A EMILIO, MI HIJO
AUSENTE
No me gusta la
palabra muerte. Bien sé que su
significado se remite solamente a la falta de presencia corpórea, que él está
con nosotros y que seguirá cerca, junto y dentro de nosotros mientras estemos
en este mundo.
El vacío inmenso, el hueco de este espacio
sin su voz, sin sus pasos, sin su café y
sin su humo. .. No sé bien a bien qué
fue lo que pasó, solamente sé que fue una bofetada, un golpe seco y directo al
corazón el que recibí cuando me enteré de lo ocurrido. Nunca hubiera imaginado tal escenario: una
madre que se queda sin hijo.
Primero, dos meses y cinco días antes, mi
madre nos abandonó por el cansancio que le produjeron los años de vida… luego, unos
días después, la perrita consentida de mi madre… y dos meses más tarde, mi hijo…
De todas estas pérdidas, la que más duele es
la del joven. Mi hijo aún tenía muchos
sueños que alcanzar, metas que cumplir y logros que disfrutar en compañía de
sus hijos y de su esposa. No sé qué pasó
por su cabeza en esos momentos, no puedo imaginar lo que habrá sentido y
pensado pero lo que sí sé es que su alma, blanca como la mariposa que revoloteó
alrededor de mi cabeza, fue a despedirse y lo que más me duele es no haber
comprendido la señal.
Han pasado casi seis meses, yo no sé cómo he
podido sobrevivir a este suceso. La
verdad, cuando terminó septiembre me sentí aliviada, no había habido otro
fallecimiento cercano.
Lo recuerdo en todo momento, siempre está
conmigo y lo que hago, pienso o digo, lo hago con base en su recuerdo. No sé si esto sea sano para una mente, pero
lo es para mí. Sin embargo, cuando me
despierto, invariablemente lloro un poco.

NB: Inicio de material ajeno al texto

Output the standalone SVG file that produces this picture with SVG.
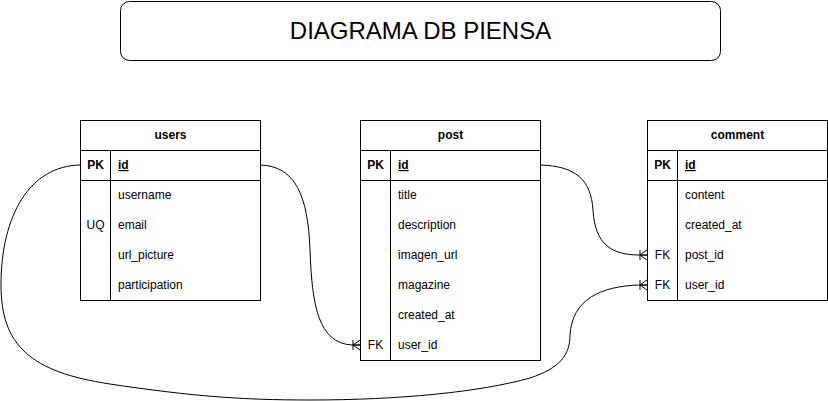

La soledad, el abandono, el no escucharlos ni verlo es una realidad
aplastante para mí. Sin embargo, intento
tomar aliento y decirme que tengo una meta: esperar unos años más para llevarlo
a su reposo permanente, me refiero a su cuerpo porque él estará conmigo y con
todos los que le recordemos.
Suelo llevar cargas en mí, no puedo dejar de
sentirme triste aún porque hubo omisiones, palabras que no dije y que, tal vez,
debieron expresarse. Me hizo falta
tiempo para decirle que yo estaba para él, que podría contar conmigo siempre,
que lo amo profundamente, que daría cualquier cosa por él y que por su
felicidad hubiera sido capaz de cualquier acción. Pero el tiempo para él se agotó, no pude
hacer más que actuar para él, en una confusión y dolor inconmensurables, arreglar todo lo necesario para que él
tuviera una despedida digna. Estaba yo en una fase de incredulidad y
enojo. Incredulidad porque lo había
visto la noche anterior y de enojo porque, aunque no hago planes, no imaginaba
que mi vida cambiaría así, de un momento a otro, de forma tan radical. Me duele comprender y aceptar que mi vida, mi
familia y mi entorno se transformaron en tan poco tiempo. Ahora debo reiniciar con otras voces, otras
presencias, otros temas, otras acciones.
Pero continúo preocupándome por él, viviendo para cuidarle en su lugar
de reposo sin tener a cambio más que su recuerdo.
El cambio que observo en mis amistades es
que hay comprensión y aprecio, ahora lo
siento más, pero eso no compensa la ausencia y el dolor. Mi familia, que ahora es más reducida, me
muestra su cariño y yo lo aprecio y además, deberé conformarme con ello porque
sé que no volveré a ver a mi hijo, no volveré a platicar con él, no habrá más
bromas, bailes, preocupaciones . Lo que me hizo falta decirle ya no importa,
porque sé que él está vivo en otro plano, que está bien, que ya no sufre
dolores ni angustias, desasosiegos ni frustraciones, pero sé que tampoco tiene
la oportunidad de compartir conmigo sus anhelos, ambiciones, cariños ni cuidados.
Me conformo con saber que él sigue vivo y que dentro de unos años,
cuando mi cuerpo esté debilitado, yo podré volver a abrazarlo.